You have to see this one with Chaplin’s score — I guess this is the earliest Chaplin film with his own music accompanying it. He couldn’t write music but he would whistle or hum it for a composer to transcribe. I gather sometimes what he whistled wasn”t entirely original, but his films are full of cute tunes, and Nino Rota’s collaboration with Fellini is impossible to imagine without C.C. Here, Edna’s lament is preceded and followed by a very vigorous and zaftig dancer, and the contrast in style and dignity is very funny.

Syd’s then-wife Minnie is credited as “Dance hall dramatic lady” on the IMDb.
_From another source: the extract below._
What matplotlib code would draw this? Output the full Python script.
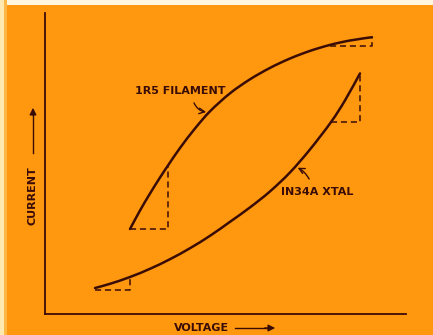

Does that make her the dancer? It’s a bit strange.

Fiona likes Edna’s incompetent flirting. It’s one of the few Edna roles where she gets to transform pathos — her bully of a boss demands she flirt with customers — with comedy — she’s so innocent she has no idea how to do it. She looks like she’s having a fit. Charlie, the customer she tries it on, is baffled until she provides an explanatory title card. Such visual cues would be useful in real life.

At attempt to dance with a dog in tow looks forward to the improvised dog leash belt in THE GOLD RUSH. It looks pretty uncomfortable. Charlie is just sitting down to a (leftover) half drink with Edna when the bartended unreasonably demands he buy something for her. He gives her the drink. The bartender starts to eject him so he grabs it back and downs it on his way out.

Charlie and Scraps get the bum’s rush. Meanwhile, a rich drunk is rolled for his bulging wallet. This tipsy walk-on clearly would be given to an experienced comic, but the IMDb offers no clue as to who it is and I don’t recognise him. There’s a nice “mercy shot” after he’s dragged offscreen by thugs and relieved of his loot — he staggers back into view, dazed but unperturbed, and staggers off back the way he came.

Kops chase robbers, and the purloined wad is buried where Scraps can easily find it, providing the ensuing complications of Reel #3 and Day #2 (or is it #3?) of this film.